The next point of interest as you walk up the Paria River is Slide Arch, located about 0.7 mile above the confluence. This is not really an arch at all, but rather a large piece of sandstone that has broken away from the east wall and slid down into the river. Beyond Slide Arch the canyon walls start to become less shear and the canyon widens until it is eventually little more than a desert wash. There are a few hard-to-find panels of petroglyphs on the west side of the canyon as you approach the White House Trailhead. The first panel is about a mile before the point where the electrical power lines cross the canyon, and the last is just above the power line crossing.

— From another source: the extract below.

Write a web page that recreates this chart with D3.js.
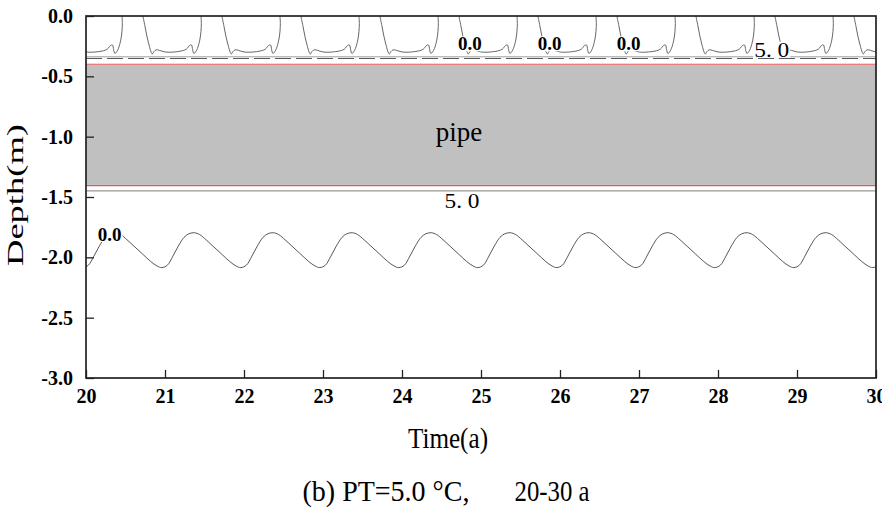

Finally, you may want to pause for a few minutes at the White House Ruins. These are not Indian ruins, as many people think, but rather the site of an old homesteader’s cabin. The cabin was originally built in 1887 by Owen Washington Clark, the same man for whom the West Clark Bench was named. Unfortunately it burned down in the 1890s, and today there is little left but a pile of stones. The ruins are located on the east side of the Paria River, opposite a small side canyon on the west side about 0.3 mile below the trailhead.
Lower Paria Canyon
Many hikers combine the Buckskin Gulch hike with a hike through the lower part of Paria Canyon to the Colorado River. If you turn south at the Paria confluence instead of north you can walk all the way down the Paria River to Lees Ferry. This 30-mile walk makes a long but rewarding backpack trip with a great deal to see. There are several abandoned homestead sites and mining camps along the way dating back to the late 1800s. You will also see several impressive panels of Indian rock art, as well as one of the largest natural sandstone arches in the world. The distance by road from Lees Ferry back to the Paria Ranger Station is about 70 miles; hence two cars are needed for the hike.